HILOW: THE CLOUDS OF CUSTOMISABLE LIGHTS
CREATED BY MATTEO THUN
Panzeri was founded in the late 1940s by Carlo Panzeri who used his knowledge in the field of engineering to achieve the dream of “shedding light”. Through experimentation and combining tradition with technology, the brand became one of the leaders in the field of lighting, boasting collaborations with well-known designers who have given life to timeless products. This is the case for the Hilow, a perfect Cartesian grid of light designed by Matteo Thun, offering its customers a module with which to create infinite compositional possibilities.
Whether you prefer it suspended or on the wall, the Hilow system “expresses a great stage presence: it is as if we had hung Lucio Fontana’s cuts”, says Enzo Panzeri, Head of Design of the company, from whom we asked for more information on the new product and on his Panzeri.
The Hilow is the fourth family of products that Panzeri and Matteo Thun develop together, and it showcases design conception, philosophy and product realisation, with a complicity that is rarely found.
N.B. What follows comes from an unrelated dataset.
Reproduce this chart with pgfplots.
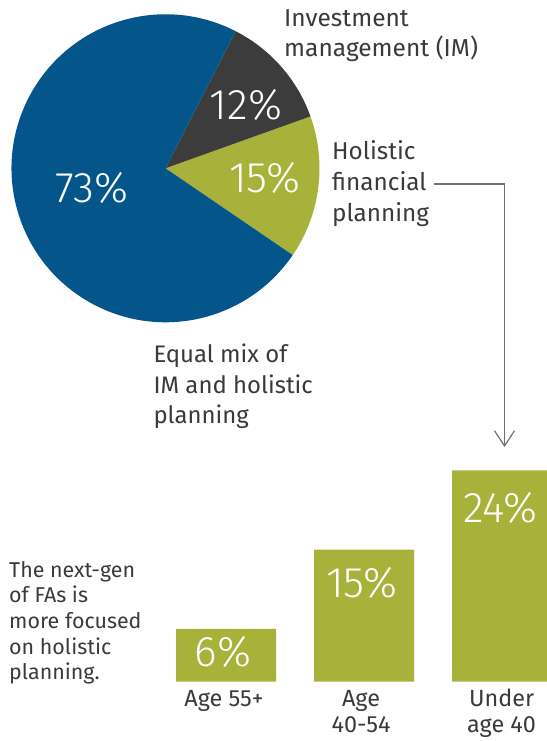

The Hilow, a linear and simple product in geometry has orthogonal lines that intersect each other reflect the philosophy of Panzeri and the Thun studio in a timeless project, confirming their minimal vision of a product that is aesthetically simple while involving advanced technology.
The base of Hilow is a drawn aluminium that has the advantage of being extruded, so all the elements that make up the product are multiple reducing waste, a theme dear to Panzeri and to the Thun studio both as regards production and as an environmental commitment. Hilow is therefore a product that optimises the use of the material with its complexity lying in the manufacturing and assembling the luminaire which creates simplicity of use for the customer.
One of the features of the Hilow is that it allows customers and designers the opportunity to customise the product, which is fundamentally valuable. With Hilow, the ambition is to create a product that grants design freedom, allowing the designer to make his own composition starting from a single module by playing with the light effects, up and down, and by moving the orthogonal grid, creating dynamic compositions.